6.  Inclure des représentants de la société civile dans les cellules de passation des marchés publics au sein des administrations ; limiter avec précision, par décret, les catégories de marchés publics ayant un caractère secret ; et changer la composition de la commission chargée de la qualification de ces marchés en confiant sa présidence à un haut magistrat.

7.  Adopter une loi sur l’accès aux documents administratifs et publier sur internet les informations financières détaillées de l’Etat et des entreprises publiques, telles que le budget voté et exécuté par les ministères et organismes publics, les amendements budgétaires, les comptes annexes, les marchés publics, etc.

8.  Réformer le cadre légal et institutionnel du secteur des ressources minières et hydrocarbures en adoptant un nouveau code qui s’inspire des bonnes pratiques internationales et fasse une large place à la société civile et adhérer à l’Initiative pour la transparence des industries extractives.

Pour créer les conditions de mise en œuvre des réformes

A la société civile :

9.  Former le forum anti-corruption prévu par la stratégie nationale pour la bonne gouvernance (SNBG) en associant entreprises, universités et associations du monde rural et urbain, et créer en son sein une commission d’enquête citoyenne chargée de surveiller les marchés publics, les pratiques liées au trafic d’in­flu­ence, la corruption foncière et l’enrichissement illicite des fonctionnaires et politiciens.

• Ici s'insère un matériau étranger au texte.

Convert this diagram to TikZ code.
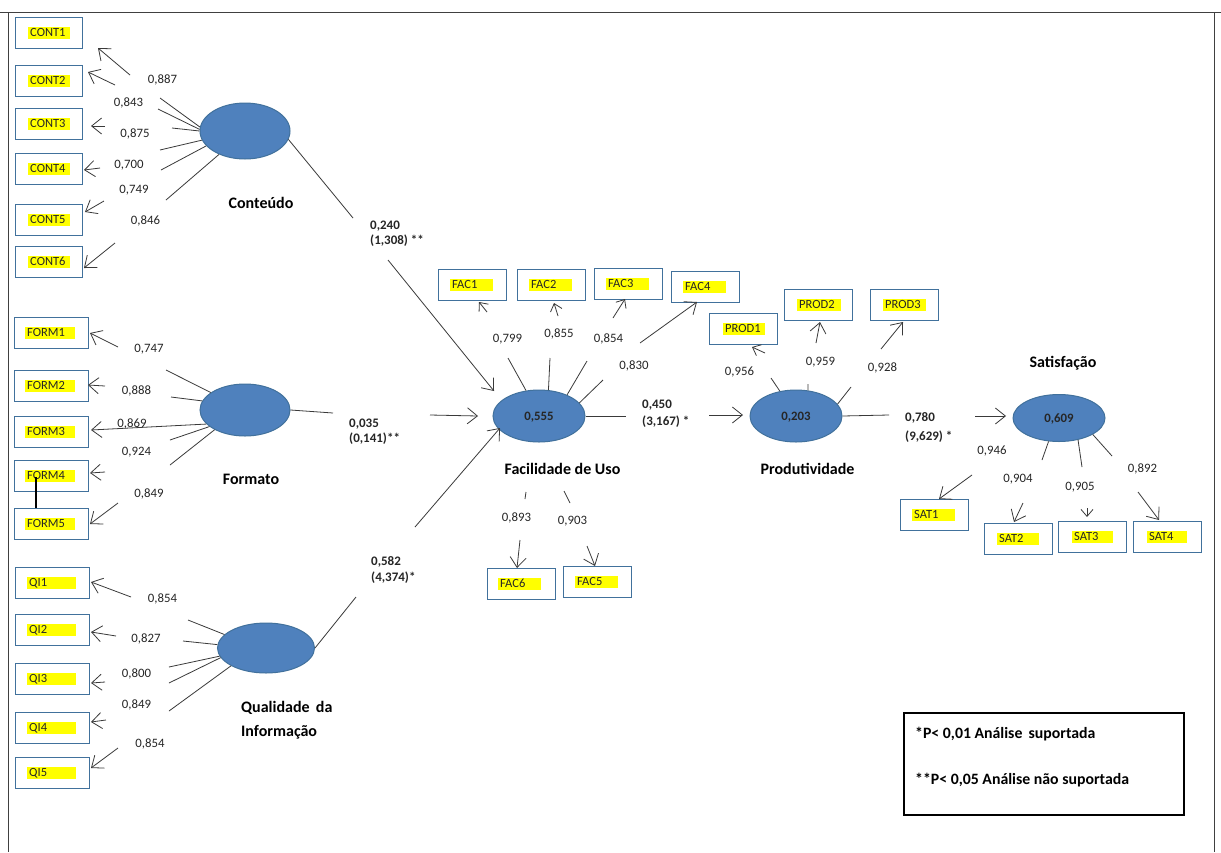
\documentclass[tikz,border=0pt]{standalone}
\usepackage{fontspec}
\setmainfont{Carlito}
\usetikzlibrary{arrows.meta,shapes.geometric}
\definecolor{ellf}{HTML}{4F81BD}
\definecolor{ellb}{HTML}{41719C}
\definecolor{boxc}{HTML}{41719C}
\definecolor{lc}{HTML}{3A3A3A}
\definecolor{txtc}{HTML}{262626}
\definecolor{hly}{HTML}{FFFF00}
\definecolor{framec}{HTML}{404040}
% box with highlighted text: name, x-left, y-top, box width, hl offset, hl text width, text
\newcommand{\ibox}[7]{%
  \node[obox, minimum width=#4pt, anchor=north west] (#1) at (#2,#3) {};
  \node[hl, text width=#6pt] (#1t) at ([xshift=#5pt]#1.west) {#7};}
% segment from a node anchor to a named coordinate
\newcommand{\seg}[3]{\coordinate (#1) at (#3); \draw[ln] (#2) -- (#1);}
% arrow between two named coordinates
\newcommand{\arw}[4][arr]{\coordinate (#2s) at (#3); \coordinate (#2t) at (#4); \draw[#1] (#2s) -- (#2t);}
\begin{document}
\begin{tikzpicture}[x=1pt,y=-1pt,
  ln/.style={draw=lc, line width=0.8pt},
  arr/.style={ln, -{Straight Barb[length=10pt,width=16pt]}},
  arrs/.style={ln, -{Straight Barb[length=7pt,width=12pt]}},
  lat/.style={ellipse, draw=ellb, line width=1pt, fill=ellf, inner sep=0pt,
    font=\bfseries\fontsize{12.8}{14}\selectfont, text height=8.1pt, text depth=0pt, text=txtc},
  obox/.style={draw=boxc, line width=0.8pt, minimum height=31pt, inner sep=0pt},
  hl/.style={fill=hly, anchor=west, inner xsep=2pt, inner ysep=1.6pt, text height=8pt,
    text depth=0pt, align=left, text=txtc, font=\fontsize{12.5}{14}\selectfont},
  num/.style={font=\fontsize{12.8}{14}\selectfont, text height=8.1pt, text depth=0pt,
    inner sep=0pt, text=txtc},
  ttl/.style={font=\bfseries\fontsize{16}{19}\selectfont, inner sep=0pt, text height=10pt,
    text depth=0pt, text=black},
  plab/.style={font=\bfseries\fontsize{13}{16}\selectfont, anchor=west, inner sep=0pt,
    text height=8.2pt, text depth=0pt, text=txtc},
  legt/.style={font=\bfseries\fontsize{15.8}{19}\selectfont, anchor=west, inner sep=0pt,
    text height=10pt, text depth=0pt, text=black},
  frame/.style={draw=framec, line width=1pt}
]
\useasboundingbox (0,0) rectangle (1221,852);
\fill[white] (0,0) rectangle (1221,852);
% frame
\coordinate (fa) at (0,12); \coordinate (fb) at (1221,12);
\coordinate (fc) at (8,12); \coordinate (fd) at (8,852);
\coordinate (fe) at (1214,12); \coordinate (ff) at (1214,852);
\draw[frame] (fa) -- (fb);
\draw[frame] (fc) -- (fd);
\draw[frame] (fe) -- (ff);

% latent variables
\node[lat, minimum width=90pt, minimum height=56pt] (cont) at (245,131) {};
\node[lat, minimum width=90pt, minimum height=52pt] (form) at (245,410) {};
\node[lat, minimum width=97pt, minimum height=50pt] (qi) at (266,648) {};
\node[lat, minimum width=92pt, minimum height=52pt] (fac) at (539,416) {0,555};
\node[lat, minimum width=92pt, minimum height=52pt] (prod) at (796,416) {0,203};
\node[lat, minimum width=92pt, minimum height=47pt] (sat) at (1059,418) {0,609};

% titles
\node[ttl] (tcont) at (261,203) {Conteúdo};
\node[ttl] (tform) at (251,479.5) {Formato};
\node[ttl, anchor=west] (tqi1) at (241,707) {Qualidade\, da};
\node[ttl, anchor=west] (tqi2) at (241,731) {Informação};
\node[ttl] (tfac) at (562.5,469) {Facilidade de Uso};
\node[ttl] (tprod) at (807.5,469) {Produtividade};
\node[ttl] (tsat) at (1063,362) {Satisfação};

% indicator boxes
\ibox{cont1}{15}{17}{67}{13}{38}{CONT1}
\ibox{cont2}{15}{65}{67}{13}{38}{CONT2}
\ibox{cont3}{15}{108}{67}{13}{38}{CONT3}
\ibox{cont4}{15}{153}{67}{13}{38}{CONT4}
\ibox{cont5}{15}{204}{67}{13}{38}{CONT5}
\ibox{cont6}{15}{246}{67}{13}{38}{CONT6}
\ibox{form1}{14}{317}{74}{11}{46}{FORM1}
\ibox{form2}{14}{370}{74}{11}{46}{FORM2}
\ibox{form3}{14}{416}{74}{11}{46}{FORM3}
\ibox{form4}{14}{460}{74}{11}{46}{FORM4}
\ibox{form5}{14}{508}{74}{11}{46}{FORM5}
\ibox{qi1}{15}{567}{74}{12}{45}{QI1}
\ibox{qi2}{15}{614}{74}{12}{45}{QI2}
\ibox{qi3}{15}{663}{74}{12}{45}{QI3}
\ibox{qi4}{15}{712}{74}{12}{45}{QI4}
\ibox{qi5}{15}{757}{74}{12}{45}{QI5}
\ibox{fac1}{438}{269}{68}{12}{39}{FAC1}
\ibox{fac2}{517}{269}{68}{12}{39}{FAC2}
\ibox{fac3}{594}{268}{68}{12}{39}{FAC3}
\ibox{fac4}{671}{271}{68}{12}{39}{FAC4}
\ibox{fac6}{487}{568}{68}{11}{39}{FAC6}
\ibox{fac5}{563}{566}{68}{12}{39}{FAC5}
\ibox{prod1}{709}{313}{68}{14}{38}{PROD1}
\ibox{prod2}{784}{289}{68}{13}{40}{PROD2}
\ibox{prod3}{870}{289}{68}{13}{39}{PROD3}
\ibox{sat1}{900}{499}{68}{12}{39}{SAT1}
\ibox{sat2}{984}{523}{68}{13}{38}{SAT2}
\ibox{sat3}{1058}{521}{68}{14}{37}{SAT3}
\ibox{sat4}{1133}{521}{68}{14}{36}{SAT4}

% FORM4 - FORM5 black bar
\coordinate (fbar1) at (36,477); \coordinate (fbar2) at (36,508);
\draw[black, line width=1.4pt] (fbar1) -- (fbar2);

% Conteudo loadings
\seg{c1e}{cont.175}{160,98}
\seg{c2e}{cont.178}{158,109}
\seg{c3e}{cont.180}{172,128}
\seg{c4e}{cont.192}{160,150}
\seg{c5e}{cont.201}{161,170}
\seg{c6e}{cont.222}{166,200}
\arw{ca1}{130,75}{98,48}
\arw{ca2}{115,85}{88,72}
\arw{ca3}{105,126}{91,126}
\arw{ca4}{100,168}{84,170}
\arw{ca5}{104,201}{85,212}
\arw{ca6}{115,243}{84,268}
\node[num] (lc1) at (162.5,79) {0,887};
\node[num] (lc2) at (128.5,102) {0,843};
\node[num] (lc3) at (135,133) {0,875};
\node[num] (lc4) at (129,164) {0,700};
\node[num] (lc5) at (134,189) {0,749};
\node[num] (lc6) at (145.5,220.5) {0,846};

% Formato loadings
\seg{f1e}{form.153}{166,370}
\seg{f2e}{form.168}{171,397}
\coordinate (fa3t) at (91,430);
\draw[arr] (form.200) -- (fa3t);
\seg{f4e}{form.205}{170,440}
\seg{f5e}{form.213}{170,465}
\arw{fa1}{118,347}{90,333}
\arw{fa2}{105,386}{88,385}
\arw{fa4}{105,472}{90,473}
\arw{fa5}{118,503}{90,524}
\node[num] (lf1) at (149,348) {0,747};
\node[num] (lf2) at (136.5,390.5) {0,888};
\node[num] (lf3) at (132,423) {0,869};
\node[num] (lf4) at (136.5,451.5) {0,924};
\node[num] (lf5) at (149,493.5) {0,849};

% Qualidade loadings
\seg{q1e}{qi.162}{188,620}
\seg{q2e}{qi.176}{183,641}
\seg{q3e}{qi.190}{169,667}
\seg{q4e}{qi.192}{169,683}
\seg{q5e}{qi.207}{169,711}
\arw{qa1}{131,597}{91,582}
\arw{qa2}{116,636}{91,632}
\arw{qa3}{105,682}{91,683}
\arw{qa4}{106,720}{91,722}
\arw{qa5}{118,748}{91,768}
\node[num] (lq1) at (162.5,598) {0,854};
\node[num] (lq2) at (146,638) {0,827};
\node[num] (lq3) at (136.5,673.5) {0,800};
\node[num] (lq4) at (136.5,704.5) {0,849};
\node[num] (lq5) at (150,743) {0,854};

% structural paths
\seg{p1e}{cont.349}{353,218}
\arw{p1a}{388,260}{494,391}
\node[plab] (pl1a) at (370,225) {0,240};
\node[plab] (pl1b) at (370,240.5) {(1,308) **};
\seg{p2e}{form.east}{333,413}
\arw{p2a}{430,415}{478,416}
\node[plab] (pl2a) at (349,423) {0,035};
\node[plab] (pl2b) at (349,438) {(0,141)**};
\seg{p3e}{qi.east}{356,597}
\arw{p3a}{415,527}{500,428}
\node[plab] (pl3a) at (371,561) {0,582};
\node[plab] (pl3b) at (371,577.5) {(4,374)*};
\seg{p4e}{fac.east}{626,416}
\arw{p4a}{709,415}{743,415}
\node[plab] (pl4a) at (642,404) {0,450};
\node[plab] (pl4b) at (642,421.5) {(3,167) *};
\seg{p5e}{prod.east}{889,415}
\arw{p5a}{975,416}{1006,416}
\node[plab] (pl5a) at (905,417.5) {0,780};
\node[plab] (pl5b) at (905,436) {(9,629) *};

% Facilidade loadings
\seg{g1e}{fac.117}{508,358}
\seg{g2e}{fac.70}{550,358}
\seg{g3e}{fac.37}{587,361}
\seg{g4e}{fac.18}{603,380}
\arw[arrs]{ga1}{487,312}{479,302}
\arw[arrs]{ga2}{558,316}{554,303}
\arw[arrs]{ga3}{613,318}{625,299}
\arw{ga4}{640,343}{697,302}
\coordinate (g6a) at (526,492); \coordinate (g6b) at (525,499);
\draw[ln] (g6a) -- (g6b);
\arw{ga6}{520,540}{517,568}
\coordinate (g5a) at (564,491); \coordinate (g5b) at (570,503);
\draw[ln] (g5a) -- (g5b);
\arw{ga5}{587,546}{595,566}
\node[num] (lg1) at (507.5,338.5) {0,799};
\node[num] (lg2) at (559,333.5) {0,855};
\node[num] (lg3) at (608.5,338) {0,854};
\node[num] (lg4) at (634,365) {0,830};
\node[num] (lg6) at (516.5,517.5) {0,893};
\node[num] (lg5) at (572.5,520.5) {0,903};

% Produtividade loadings
\seg{h1e}{prod.123}{771,378}
\seg{h2e}{prod.65}{808,384}
\seg{h3e}{prod.16}{851,387}
\arw[arrs]{ha1}{765,353}{752,347}
\arw{ha2}{816,343}{820,322}
\arw{ha3}{881,349}{903,322}
\node[num] (lh1) at (739.5,371.5) {0,956};
\node[num] (lh2) at (820.5,361.5) {0,959};
\node[num] (lh3) at (882.5,367) {0,928};

% Satisfacao loadings
\seg{s1e}{sat.246}{1042,460}
\seg{s2e}{sat.311}{1082,467}
\seg{s3e}{sat.334}{1112,456}
\arw{sa1}{972,475}{939,499}
\arw{sa2}{1023,503}{1014,522}
\arw[arrs]{sa3}{1087,508}{1087,517}
\arw{sa4}{1138,492}{1159,520}
\node[num] (ls1) at (992,450.5) {0,946};
\node[num] (ls2) at (1018,478) {0,904};
\node[num] (ls3) at (1080,486.5) {0,905};
\node[num] (ls4) at (1142.5,468.5) {0,892};

% legend
\node[draw=black, line width=2pt, minimum width=280pt, minimum height=102pt,
  anchor=north west, inner sep=0pt] (leg) at (903,712) {};
\node[legt] (leg1) at ([xshift=12pt,yshift=-21.5pt]leg.north west) {*P< 0,01 Análise\, suportada};
\node[legt] (leg2) at ([xshift=12pt,yshift=-67.5pt]leg.north west) {**P< 0,05 Análise não suportada};
\end{tikzpicture}
\end{document}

10.  Effectuer des audits sociaux et une évaluation du « système national d’intégrité », de la politique anti-cor­rup­tion du gouvernement, du climat des affaires et du processus de privatisation.

A l’Union européenne :

11.  Faire de la lutte contre la corruption un élément du dialogue avec le Burundi, faire de la gouvernance un secteur prioritaire dans le cadre du XIe Fonds européen de développement (FED) et effectuer une évaluation de l’efficacité de l’aide par la Cour des comptes européenne.

Aux autres bailleurs de fonds (Banque africaine de développement, Banque mondiale, Belgique, Pays-Bas, Norvège, Allemagne, France, Etats-Unis, Japon, etc.) :

12.  Orienter leur aide au profit des efforts de la société civile contre la corruption et appuyer notamment la formation des organisations de la société civile à la connaissance des finances et marchés publics et des textes de lois relatifs à leur contrôle.

13.  Intégrer les audits sociaux dans les projets de développement et suspendre les projets où des actes de corruption sont avérés.

14.  Lier l’aide budgétaire à l’application des mesures relatives à l’indépendance des contre-pouvoirs institutionnels et à l’amélioration de la gouvernance et de la transparence de l’administration.

15.  Réaliser un audit de performance pour les contre-pouvoirs institutionnels soutenus par les bailleurs et n’attribuer de futurs appuis qu’après octroi des garanties d’indépendance et un audit de performance.

16.  Rendre publique l’évaluation de la mise en œuvre de la Convention des Nations unies sur la corruption réalisée par l’Organisation des Nations unies pour la drogue et le crime (ONUDC).